Secondo il piano divino, l'uomo avrebbe dovuto lavorare comunque, per cooperare al compito immenso della creazione.

La persona laboriosa utilizza con profitto il tempo, che non è solo denaro, è gloria di Dio. Fa quello che deve e si impegna in quello che fa, non per abitudine o per riempire le ore, ma come frutto di riflessione attenta e ponderata. Pertanto è diligente. Nell'uso attuale, la parola diligente ci ricorda la sua origine latina. Essa deriva dal verbo diligere, che significa amare, apprezzare, scegliere come risultato di un'attenzione delicata, accurata. Non è diligente la persona precipitosa, bensì chi lavora con amore, con premura.

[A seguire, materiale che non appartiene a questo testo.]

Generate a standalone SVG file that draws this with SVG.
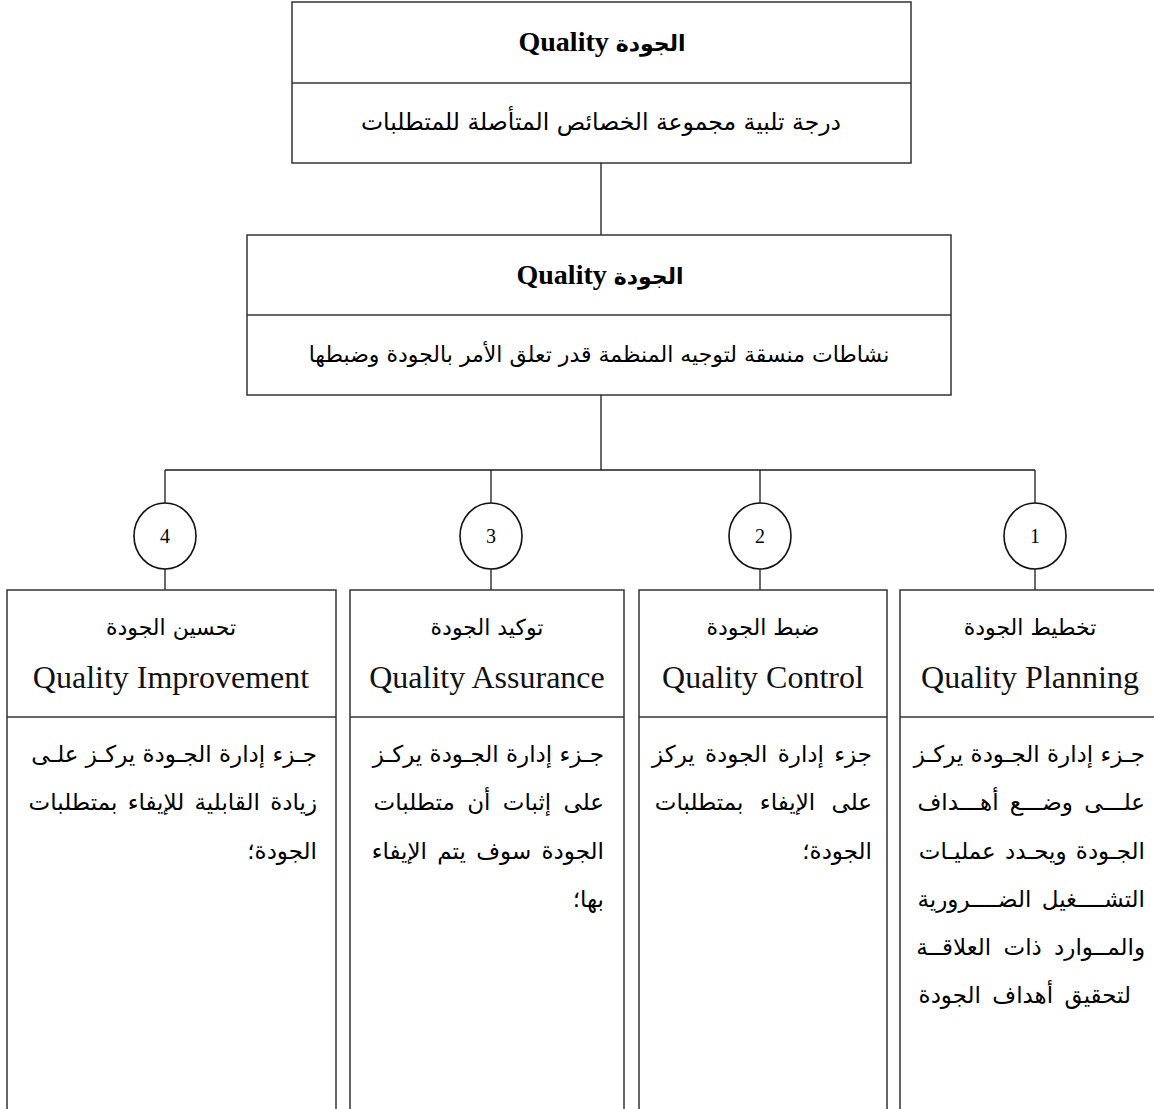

Gesù, perfetto uomo, scelse un lavoro manuale che eseguì in modo delicato e attento per quasi tutto il tempo della sua permanenza sulla terra. Esercitò il suo mestiere di artigiano tra gli abitanti del suo paese, dimostrandoci chiaramente, con quell'attività umana e divina, che il lavoro ordinario non è un particolare di scarsa importanza, bensì il cardine della nostra santificazione, l'occasione continua del nostro incontro con Dio, per lodarlo e glorificarlo con l'opera della nostra intelligenza e delle nostre mani.